Cette joie, en tout cas, généralement plus en sourdine qu'en éclats bruyants, a été pendant cent ans le secret des hommes et des femmes qui ont couru le beau risque d'aller vivre l'Évangile loin du nid qui les avait vus naître.
 
Sur leur route, de très beaux succès les attendaient, mais les revers ne manquèrent pas. Ils durent  essuyer des échecs et des exils, subir des conflits internes et externes, des jalousies, des tensions constantes entre le statu quo et l'appel à l'ouverture et au changement. Malgré blessures et lassitudes, cependant, leur joie ne s'est pas éteinte. Il se pourrait que, au contraire, elle se soit renforcée. Si bien que, de nos jours encore, face à des vents souvent peu favorables, des jeunes femmes et des jeunes hommes presque tous nés sous d'autres cieux, courent à leur tour le beau risque de prendre part à la même aventure.
 
«JOIE», ce mot résume en quatre lettres le grand souffle qui, après cent ans, maintient encore dans les airs la petite fusée  «Terre-Ciel-Inter- Peuples» du nom de « Société des Missions-Étrangères du Québec». Une joie calme et sereine porte cette petite Société. Une joie tenace aussi, une joie qui a mille vies  parce qu'elle jaillit de la résurrection de Jésus. (Jean 15, 11).
 
Sans la résurrection de Jésus, en effet, la Société des Missions-Étrangères, comme bien d'autres réalités,  n'existerait pas.
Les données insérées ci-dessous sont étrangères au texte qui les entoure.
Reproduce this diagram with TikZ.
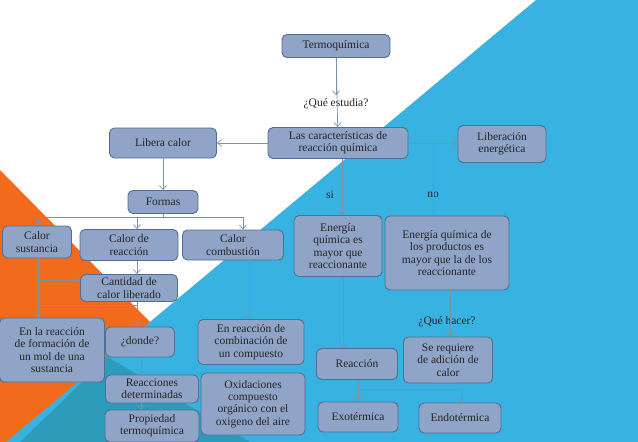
\documentclass[tikz,border=0pt]{standalone}
\usepackage{fontspec}
\setmainfont{Liberation Serif}
\usetikzlibrary{arrows.meta}

\definecolor{fondoazul}{HTML}{38B2E0}
\definecolor{fondoteal}{HTML}{2C9CBA}
\definecolor{naranja}{HTML}{F26B1D}
\definecolor{cajafill}{HTML}{8FA4C6}
\definecolor{cajaborde}{HTML}{4F6F98}
\definecolor{flecha}{HTML}{7C93A6}

\tikzset{
  caja/.style={draw=cajaborde, fill=cajafill, line width=0.9pt, rounded corners=5pt,
    align=center, inner sep=0pt, font=\fontsize{11.5}{12.3}\selectfont, text=black!85},
  etiqueta/.style={font=\fontsize{11.5}{12.3}\selectfont, text=black!85},
  flechita/.style={draw=flecha, line width=0.7pt, -{Straight Barb[length=4pt,width=7pt]}},
  linea/.style={draw=flecha, line width=0.7pt}
}

\begin{document}
\begin{tikzpicture}[x=1pt,y=-1pt]
            \useasboundingbox (0,0) rectangle (638,442);

            % fondo
            \fill[white] (0,0) rectangle (638,442);
            \fill[naranja] (0,170) -- (150,322) -- (20,442) -- (0,442) -- cycle;
            \fill[fondoazul] (536,0) -- (638,0) -- (638,442) -- (6,442) -- cycle;
            \fill[fondoteal] (108,357) -- (250,442) -- (20,442) -- cycle;

            % nivel superior
            \node[caja, minimum width=108, minimum height=23] (termo) at (336,46) {Termoquímica};
            \node[etiqueta] (estudia) at (336,104) {¿Qué estudia?};
            \node[caja, minimum width=140, minimum height=31] (caract) at (338,143) {Las características de\\reacción química};
            \node[caja, minimum width=107, minimum height=30] (libera) at (163,143) {Libera calor};
            \node[caja, minimum width=88, minimum height=37] (liber) at (502,144) {Liberación\\energética};

            % formas
            \node[caja, minimum width=70, minimum height=23] (formas) at (163,202) {Formas};
            \node[caja, minimum width=69, minimum height=32] (sust) at (37,242) {Calor\\sustancia};
            \node[caja, minimum width=98, minimum height=31] (creac) at (129,245) {Calor \large de\\reacción};
            \node[caja, minimum width=101, minimum height=30] (ccomb) at (233,245) {Calor\\combustión};
            \node[caja, minimum width=97, minimum height=27] (cantidad) at (129,288) {Cantidad de\\calor liberado};
            \node[caja, minimum width=105, minimum height=64] (formacion) at (52,350) {En la reacción\\de formación de\\un mol de una\\sustancia};
            \node[caja, minimum width=69, minimum height=30] (donde) at (140,342) {¿donde?};
            \node[caja, minimum width=93, minimum height=28] (determ) at (152,389) {Reacciones\\determinadas};
            \node[caja, minimum width=94, minimum height=32] (propiedad) at (152,426) {Propiedad\\termoquímica};
            \node[caja, minimum width=106, minimum height=45] (combin) at (251,342) {En reacción de\\combinación de\\un compuesto};
            \node[caja, minimum width=104, minimum height=62] (oxid) at (253,404) {Oxidaciones\\compuesto\\orgánico con el\\oxigeno del aire};

            % rama si / no
            \node[etiqueta] (si) at (330,195) {si};
            \node[etiqueta] (no) at (433,195) {no};
            \node[caja, minimum width=88, minimum height=61] (emayor) at (338,246) {Energía\\química es\\mayor que\\reaccionante};
            \node[caja, minimum width=124, minimum height=74] (eprod) at (447,253) {Energía química de\\los productos es\\mayor que la de los\\reaccionante};
            \node[etiqueta] (hacer) at (447,322) {¿Qué hacer?};
            \node[caja, minimum width=81, minimum height=31] (reaccion) at (357,364) {Reacción};
            \node[caja, minimum width=89, minimum height=46] (requiere) at (448,360) {Se requiere\\de adición de\\calor};
            \node[caja, minimum width=80, minimum height=30] (exo) at (358,417) {Exotérmica};
            \node[caja, minimum width=82, minimum height=30] (endo) at (460,418) {Endotérmica};

            % conectores superiores
            \draw[flechita] (termo) -- (estudia);
            \draw[flechita] (termo) -- (caract);
            \draw[flechita] (caract) -- (libera);
            \draw[flechita] (caract) -- (liber);
            \draw[flechita] (libera) -- (formas);

            % conectores de formas
            \coordinate (fb) at (163,217);
            \draw[linea] (formas) -- (fb);
            \draw[linea] (38,217) -- (243,217);
            \draw[flechita] (38,217) -- (sust.north -| 38,0);
            \draw[flechita] (137,217) -- (creac.north -| 137,0);
            \draw[flechita] (243,217) -- (ccomb.north -| 243,0);
            \draw[flechita] (creac.south -| 137,0) -- (cantidad.north -| 137,0);
            \draw[flechita] (sust.south -| 38,0) -- (formacion.north -| 38,0);
            \draw[flechita] (38,280) -- (cantidad.west |- 0,280);
            \draw[linea] (38,305) -- (137,305);
            \draw[flechita] (cantidad.south -| 137,0) -- (donde.north -| 137,0);
            \draw[flechita] (donde.south -| 141,0) -- (determ.north -| 141,0);
            \draw[flechita] (determ.south -| 141,0) -- (propiedad.north -| 141,0);
            \draw[flechita] (ccomb.south -| 249,0) -- (combin.north -| 249,0);

            % conectores si / no
            \draw[flechita] (caract.south -| 342,0) -- (emayor.north -| 342,0);
            \draw[linea] (433,143) -- (eprod.north -| 433,0);
            \draw[flechita] (emayor.south -| 343,0) -- (reaccion.north -| 343,0);
            \draw[flechita] (eprod.south -| 450,0) -- (requiere.north -| 450,0);
            \draw[linea] (reaccion.south -| 358,0) -- (358,389) -- (461,389);
            \draw[flechita] (358,389) -- (exo.north -| 358,0);
            \draw[flechita] (461,389) -- (endo.north -| 461,0);
\end{tikzpicture}
\end{document}
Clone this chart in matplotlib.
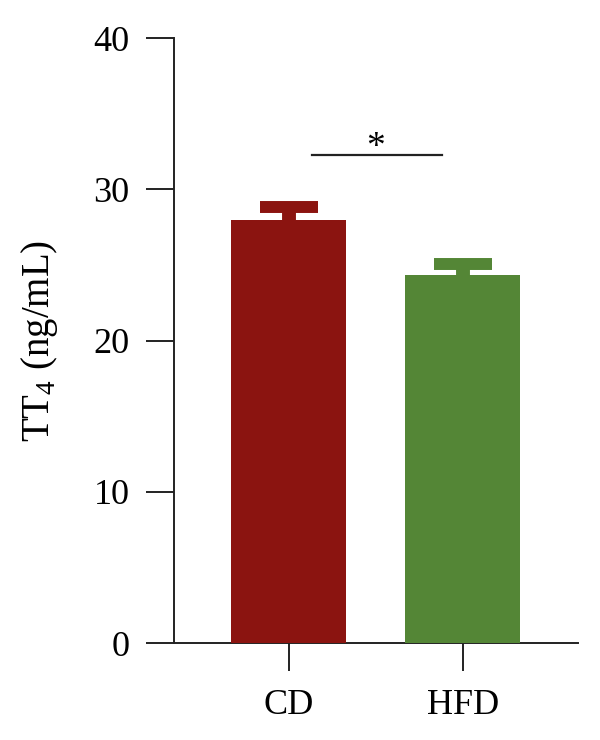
import matplotlib
matplotlib.use("Agg")
import matplotlib.pyplot as plt

categories = ["CD", "HFD"]
means = [27.95, 24.35]
sems = [0.85, 0.72]
colors = ["#8B1410", "#548636"]
yticks = [0, 10, 20, 30, 40]
sig_text = "*"
sig_y = 32.3
ylabel = r"TT$_{\mathregular{4}}$ (ng/mL)"

plt.rcParams["font.family"] = ["Liberation Serif", "DejaVu Serif"]
plt.rcParams["mathtext.fontset"] = "custom"
plt.rcParams["mathtext.rm"] = "Liberation Serif"

fig = plt.figure(figsize=(6, 7.4), dpi=100)
ax = fig.add_axes([0.29, 0.131, 0.673, 0.8176])

bar_w = 0.66
cap_half = 0.167
x = list(range(len(categories)))
for xi, m, s, c in zip(x, means, sems, colors):
    ax.vlines(xi, m - 0.2, m + s, colors=c, linewidth=10, capstyle="butt", zorder=2)
    ax.hlines(m + s, xi - cap_half, xi + cap_half, colors=c, linewidth=8.6,
              capstyle="butt", zorder=2)
    ax.bar([xi], [m], width=bar_w, color=c, zorder=3)

ax.plot([0.135, 0.88], [sig_y, sig_y], color="#222222", lw=1.6, zorder=4)
ax.text(0.5, sig_y - 0.15, sig_text, ha="center", va="baseline", fontsize=27)

ax.set_xlim(-0.66, 1.66)
ax.set_ylim(0, 40)
ax.set_yticks(yticks)
ax.set_xticks(x)
ax.set_xticklabels(categories)
ax.spines["top"].set_visible(False)
ax.spines["right"].set_visible(False)
for sp in ["left", "bottom"]:
    ax.spines[sp].set_linewidth(1.4)
    ax.spines[sp].set_color("#222222")
ax.tick_params(axis="both", length=20, width=1.4, color="#222222",
               labelsize=26, direction="out")
ax.tick_params(axis="y", pad=12)
ax.tick_params(axis="x", pad=13)
ax.set_ylabel(ylabel, fontsize=28, labelpad=24)

fig.savefig("out.png", dpi=100)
C'est la Résurrection qui a attiré hors de leur foyer les missionnaires de cette Société et les a lancés sur les routes de "l'autre". C'est elle qui les a rendus  proches de ceux qui étaient loin. Elle qui les a poussés à franchir des distances de tout genre et les a mis en alliance pour toujours.
 
Car la Résurrection n'est pas un conte de fée. Elle est autre chose qu'une médaille olympique en diamant décernée à Jésus pour ses mérites. Elle est fondamentalement le point de départ et le point d'arrivée de ce qu'on appelle la Révélation, la Création et même l'Évolution. Elle est le moteur, le pivot central et le point culminant de tout ce qui a existé, existe  et existera dans notre monde. Faire une lecture des cents ans de la Société des Missions-Étrangères sans les relier étroitement à la Résurrection de Jésus serait comme séparer l'arbre de ses racines, la rivière de sa source, ou le corps humain de son propre cœur.  
 
Même lorsqu'il se cache, le Soleil ne cesse de garder la Terre dans son orbite et de la dynamiser de ses rayons. Ainsi en est-il de la joie de la Résurrection: elle est comme le Soleil dans nos nuits. Elle est l'énergie cosmique et divine qui coule dans nos  veines, et dans celles de toute l'humanité. Cette joie toutefois ne    sera «complète» que lorsqu'elle aura traversé toute l'épaisseur de notre réalité terrestre et aura atteint les confins de la Création (Jean 17, 13). Entre temps, la Société des Missions-Étrangères porte allègrement comme un tremplin ses cents ans de vie. Elle va continuer humblement sur sa lancée dans les pas du Ressuscité.
 
Jésus prononça cette parole: «Je vous ai dit toutes ces choses pour que ma joie soit en vous et  que votre joie soit complète» (Jean 15, 11).  
 

 

1 commentaire:

  1. Nous vous remercions de nous faire parvenir un si vibrant hommage à la joie
    évangélique et missionnaire. Félicitations et reconnaissance.